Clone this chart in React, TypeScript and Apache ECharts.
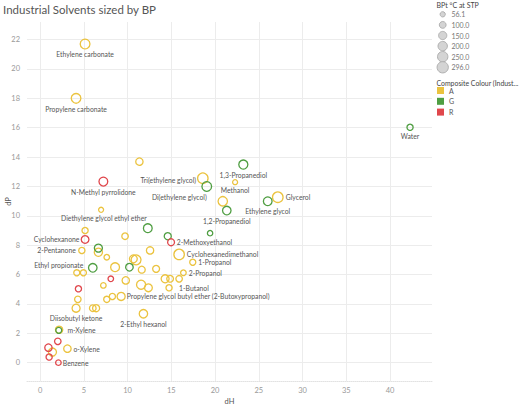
...
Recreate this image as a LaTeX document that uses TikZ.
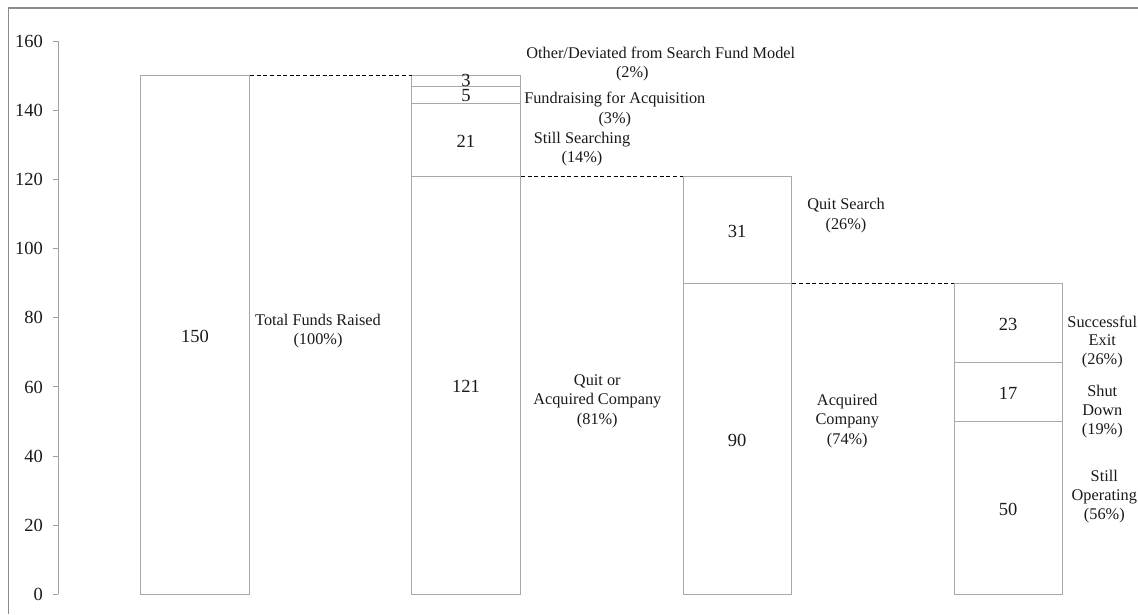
---
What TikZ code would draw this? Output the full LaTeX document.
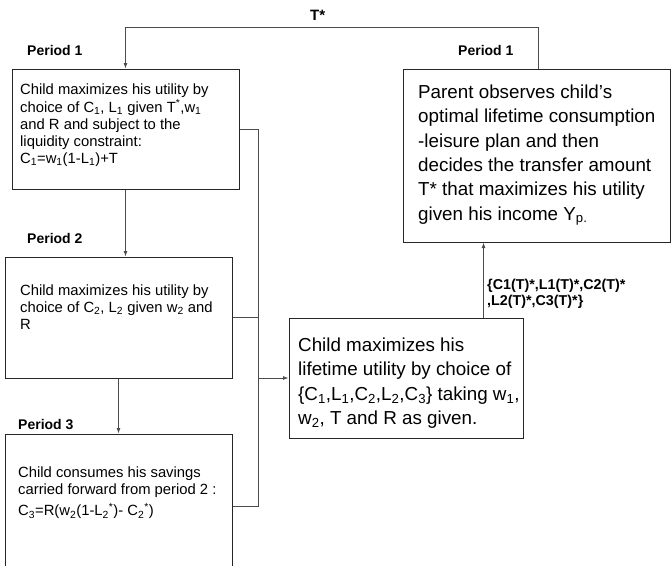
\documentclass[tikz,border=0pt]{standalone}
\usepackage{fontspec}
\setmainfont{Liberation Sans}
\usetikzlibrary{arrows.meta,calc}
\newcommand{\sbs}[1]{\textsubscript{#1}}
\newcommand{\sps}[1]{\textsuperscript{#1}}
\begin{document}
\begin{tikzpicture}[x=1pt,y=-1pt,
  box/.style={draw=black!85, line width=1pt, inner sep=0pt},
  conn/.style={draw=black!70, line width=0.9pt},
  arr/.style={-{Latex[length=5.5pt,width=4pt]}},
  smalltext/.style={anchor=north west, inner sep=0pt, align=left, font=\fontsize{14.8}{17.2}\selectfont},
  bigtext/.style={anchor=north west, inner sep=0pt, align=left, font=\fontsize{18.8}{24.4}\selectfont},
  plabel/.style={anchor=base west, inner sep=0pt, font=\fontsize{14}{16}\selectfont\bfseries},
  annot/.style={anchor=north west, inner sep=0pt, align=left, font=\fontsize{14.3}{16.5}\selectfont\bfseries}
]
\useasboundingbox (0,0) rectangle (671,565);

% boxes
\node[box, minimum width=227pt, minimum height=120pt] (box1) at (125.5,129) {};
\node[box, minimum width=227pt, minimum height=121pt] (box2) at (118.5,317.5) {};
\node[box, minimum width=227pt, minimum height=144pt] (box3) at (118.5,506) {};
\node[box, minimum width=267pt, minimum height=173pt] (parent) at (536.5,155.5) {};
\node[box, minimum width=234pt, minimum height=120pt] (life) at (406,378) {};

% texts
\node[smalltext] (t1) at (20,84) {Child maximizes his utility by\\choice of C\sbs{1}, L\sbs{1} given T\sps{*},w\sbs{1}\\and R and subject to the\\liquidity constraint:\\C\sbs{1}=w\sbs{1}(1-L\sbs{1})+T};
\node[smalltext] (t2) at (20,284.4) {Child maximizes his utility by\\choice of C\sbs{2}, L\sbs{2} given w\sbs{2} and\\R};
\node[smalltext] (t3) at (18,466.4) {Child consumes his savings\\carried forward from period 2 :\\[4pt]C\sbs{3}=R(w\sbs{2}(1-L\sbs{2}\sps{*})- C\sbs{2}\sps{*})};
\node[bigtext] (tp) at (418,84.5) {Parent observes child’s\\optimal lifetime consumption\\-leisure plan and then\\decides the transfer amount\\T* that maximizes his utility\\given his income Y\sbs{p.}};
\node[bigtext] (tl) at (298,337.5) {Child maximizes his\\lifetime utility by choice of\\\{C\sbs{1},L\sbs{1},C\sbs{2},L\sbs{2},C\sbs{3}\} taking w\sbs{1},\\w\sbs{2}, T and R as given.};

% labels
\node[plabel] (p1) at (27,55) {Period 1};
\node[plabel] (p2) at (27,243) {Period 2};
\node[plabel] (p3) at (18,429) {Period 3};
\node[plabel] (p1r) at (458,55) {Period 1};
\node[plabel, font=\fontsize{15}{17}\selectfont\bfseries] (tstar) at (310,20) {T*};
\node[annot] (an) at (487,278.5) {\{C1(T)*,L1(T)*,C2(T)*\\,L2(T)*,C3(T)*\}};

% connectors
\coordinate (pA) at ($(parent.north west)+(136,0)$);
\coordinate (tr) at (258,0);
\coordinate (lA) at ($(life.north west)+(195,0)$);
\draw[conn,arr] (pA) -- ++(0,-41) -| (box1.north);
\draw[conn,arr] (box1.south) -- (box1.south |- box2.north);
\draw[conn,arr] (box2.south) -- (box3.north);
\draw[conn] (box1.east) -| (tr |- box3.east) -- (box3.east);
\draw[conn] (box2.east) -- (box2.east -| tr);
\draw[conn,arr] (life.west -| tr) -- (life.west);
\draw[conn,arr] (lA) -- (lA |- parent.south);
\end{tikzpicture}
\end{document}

● **What you are asked to do**
Exactly and only the lines from the line with "What TikZ code" to the line with "minimum width=234pt, minimum", both ends included, should be echoed. Do not carry over the pictures.

● **Response**
What TikZ code would draw this? Output the full LaTeX document.
\documentclass[tikz,border=0pt]{standalone}
\usepackage{fontspec}
\setmainfont{Liberation Sans}
\usetikzlibrary{arrows.meta,calc}
\newcommand{\sbs}[1]{\textsubscript{#1}}
\newcommand{\sps}[1]{\textsuperscript{#1}}
\begin{document}
\begin{tikzpicture}[x=1pt,y=-1pt,
  box/.style={draw=black!85, line width=1pt, inner sep=0pt},
  conn/.style={draw=black!70, line width=0.9pt},
  arr/.style={-{Latex[length=5.5pt,width=4pt]}},
  smalltext/.style={anchor=north west, inner sep=0pt, align=left, font=\fontsize{14.8}{17.2}\selectfont},
  bigtext/.style={anchor=north west, inner sep=0pt, align=left, font=\fontsize{18.8}{24.4}\selectfont},
  plabel/.style={anchor=base west, inner sep=0pt, font=\fontsize{14}{16}\selectfont\bfseries},
  annot/.style={anchor=north west, inner sep=0pt, align=left, font=\fontsize{14.3}{16.5}\selectfont\bfseries}
]
\useasboundingbox (0,0) rectangle (671,565);

% boxes
\node[box, minimum width=227pt, minimum height=120pt] (box1) at (125.5,129) {};
\node[box, minimum width=227pt, minimum height=121pt] (box2) at (118.5,317.5) {};
\node[box, minimum width=227pt, minimum height=144pt] (box3) at (118.5,506) {};
\node[box, minimum width=267pt, minimum height=173pt] (parent) at (536.5,155.5) {};
\node[box, minimum width=234pt, minimum height=120pt] (life) at (406,378) {};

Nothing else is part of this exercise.